The legal CBD market is expected to become a two-billion-dollar industry within the next three years, yet the legality of hemp CBD products is still wildly debated. While hemp cultivators can use Farm Bill Act of 2014 to fly under the radar, the truth is, according to the letter of the law, all CBD products are federally illegal. Fortunately, due to the confusion regarding the laws, only a few agencies are enforcing the rules.
Let's review the incredibly complex legal status of hemp CBD.
CBD According to Federal Law
Even though CBD manufacturers seem to be proliferating like rabbits, regardless of where the extract came from, in the eyes of the federal government, it is still illegal, except for the ridiculously expensive Epidiolex, a pharmaceutical-produced CBD.
By definition, CBD is a cannabinoid extract produced from the flowers of the cannabis sativa plant. Congress declared all parts of the cannabis sativa plant as "marijuana" with the exception of the stalk and the seeds. Regardless of whether the plant is hemp, grown in a field, or cannabis, grown in a greenhouse, if the extract is produced with the flowers and leaves of the plant – it's illegal.
Unfortunately, the stalks and the seeds contain a shallow concentration of cannabinoids. The value is in the flowers and leaves.
The Farm Act isn't All-Inclusive
Many producers use the Farm Act of 2014 to justify their legal status. The bill provided states the ability to start pilot programs for industrial hemp cultivation. Specifically the Act allows for the production of hemp products like fibers, fuels, plastics, and extracts for research purposes. The law does not authorize the sale of hemp or hemp products, and it doesn't include any regulation for the distribution of products made from the plant that are safe for humans to consume.
This is why California is banning hemp-derived CBD products.
While GW Pharmaceuticals received FDA approval for Epidiolex, a 99.6% pure CBD extract with a Schedule V designation, CBD from any other source is still considered a Schedule I drug. This is because CBD products are produced from the parts of the cannabis sativa plant US Congress has defined as marijuana.
So Why Is It Sold Online?
Truthfully, because no one is policing it at this time. Although the DEA and the FDA absolutely could crack down on the sale of CBD products, between the growing public acceptance and looming legalization, they admittedly have "bigger fish to fry," with the opioid epidemic and other deadly illicit drugs.
On a local level, CBD products are starting to gain attention in individual states. In entirely legal states, police don't glance twice at CBD products or lotions. Due to a lack of education, other states may not view them as benign.
For example, a woman in Jackson Hole, WY received felony charges and spent 36 hours in jail for possessing a CBD lotion she purchased at a grocery store in Taos, New Mexico. Although the charges were later dropped, the entire incident was more than a mere inconvenience for the woman who had to sell her car to make bail.
Ohio is also making headlines recently for their crackdown on CBD sales as well.

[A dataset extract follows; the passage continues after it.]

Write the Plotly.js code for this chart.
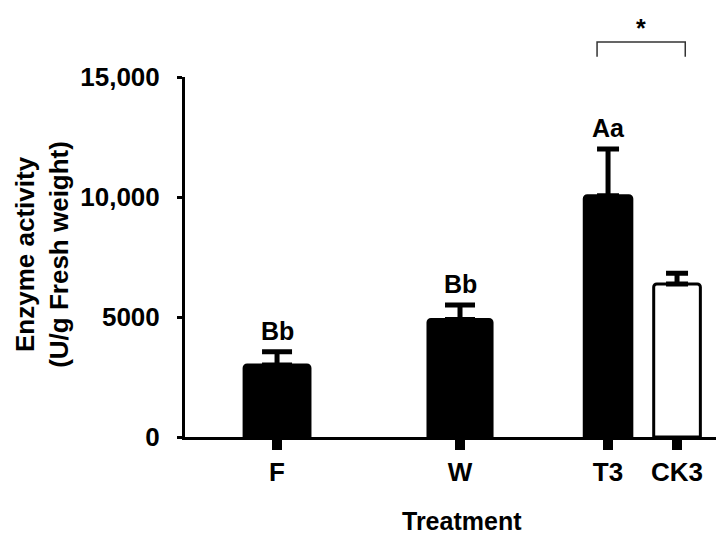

After implementing their state medical marijuana program, they declared all other sources of CBD products illegal.
What's the Big Deal? It's Just CBD
We've learned enough about cannabidiol and the products, so most consumers know and understand CBD is non-psychoactive, non-habit forming, and comes with few side effects. So why is the government still so worried about the substance?
- Lack of regulations and testing. Because CBD products are not FDA approved, they fall into a class of unregulated dietary supplements which have very few standards. As several reports have shown, many CBD products don't contain the potency promised, or worse, they may provide more THC than an unsuspecting consumer might be ready for or is considered legal.
- Due to the lack of testing, you may be getting more than you bargain for as well. Hemp is a clean-up crop which absorbs pollutants from the ground and water, and because industrial hemp typically contains smaller concentrations of cannabinoids, it takes more plant matter to produce the extracts, thus increasing the risk of toxins in the product.
Safety Questions to Ask a CBD Provider Before You Order
- Where is your hemp sourced? If they are shady about telling you where their product comes from, take it as a sign. Look for products produced in legal states where testing is more common and more accessible to perform.
- How do you certify organic cultivation? Cultivators using high-end, organic practices and integrated pest management are going to be proud to tell you how wonderful they are. If they answer like they are hiding something – they likely are.
- Do you provide test results or a COA? A quality CBD producer will give a certificate of analysis for each batch so you can match the batch number on your product to the test results.
Although the products are not technically legal at the Federal level, the chances are good that no one is going to knock on your door when you order CBD pain cream or tinctures for stress. Taking advantage of the ambiguous laws surrounding the production, distribution, and use of CBD to improve your quality of life is not the crime of the century. Be mindful about where your products come from in the meantime, but rest assured, CBD will likely be legal for all in the very near future.